Louis Delattre, « Le Boulanger », Marionnettes rustiques (1899).

« En hiver, ils avaient les longues veillées : on jouait au loto pour des noix ; les hommes fumaient leur pipe de Semois ; on respirait quelque chose de bon dans la pièce : un parfum de lavande et de thym, de pommes, de cougnous de Noël ou de galettes de nouvel an. (…) »
Jean Tousseul, « Renouveau », La Mort de Petite Blanche (1920).
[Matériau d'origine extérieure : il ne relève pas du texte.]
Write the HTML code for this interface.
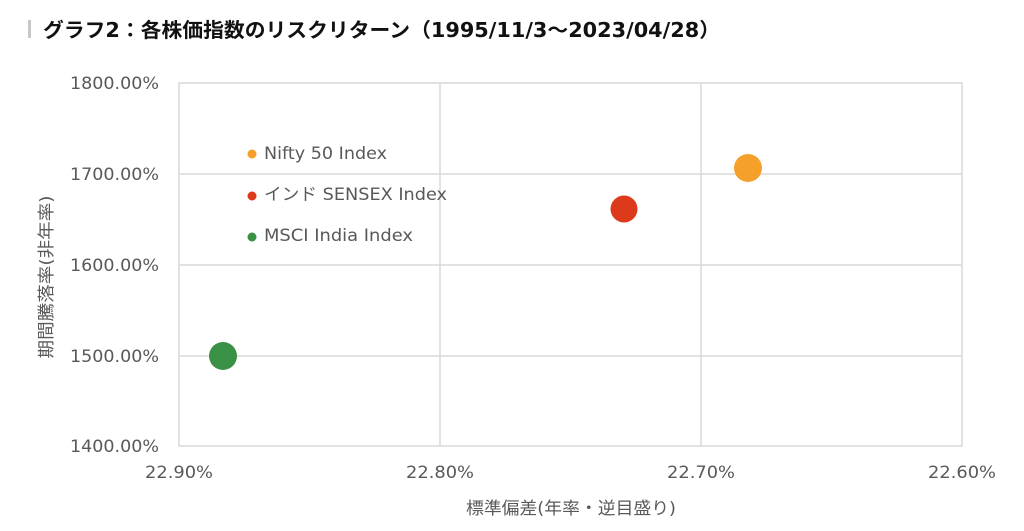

« Je découpe en silence le cougnou et j’en mange plusieurs tranches trempées dans le lait chaud….) Grand me demande si le cougnou est bon. La bouche pleine, je fais un grand oui de la tête, en souriant. »
Chantal Deltenre, La Plus que mère (2003).

Couille de Suisse

La couille de Suisse est une boule de pâte à pain saupoudrée de cassonade, qui était très appréciée à Bruxelles au XIXe siècle et avant la Première Guerre mondiale et que les pâtissiers actuels ne préparent qu’à l’occasion. Le conteur, revuiste et cofondateur du Pourquoi pas ? Georges Garnir (1868-1939), auteur du néologisme « guèstronomie », l’évoque dans certaines de ses chroniques consacrées aux meurs bruxelloises.

Fausse pruderie mise à part, elle doit son nom au fait que sa forme ovale rappelle la culotte de peau collante que portent les gardes suisses et qui met en valeur leurs attributs virils. Mais on ne sait trop si c’est là son nom d’origine ou s’il s’agit d’une altération triviale de couque de Suisse ou de couque suisse, qu’on appelle « knoedelle » dans le pays d’Arlon.

Il ne faut pas confondre la couille de Suisse avec la couille de singe, un bonbon acidulé au goût de cerise. Cette friandise est la base d’une liqueur du même nom (mais au pluriel), produite par la société DBB (Distribution Benoît Borsu), installée à Huy depuis 1993 et qui élabore également l’apéritif Zizi Coin Coin.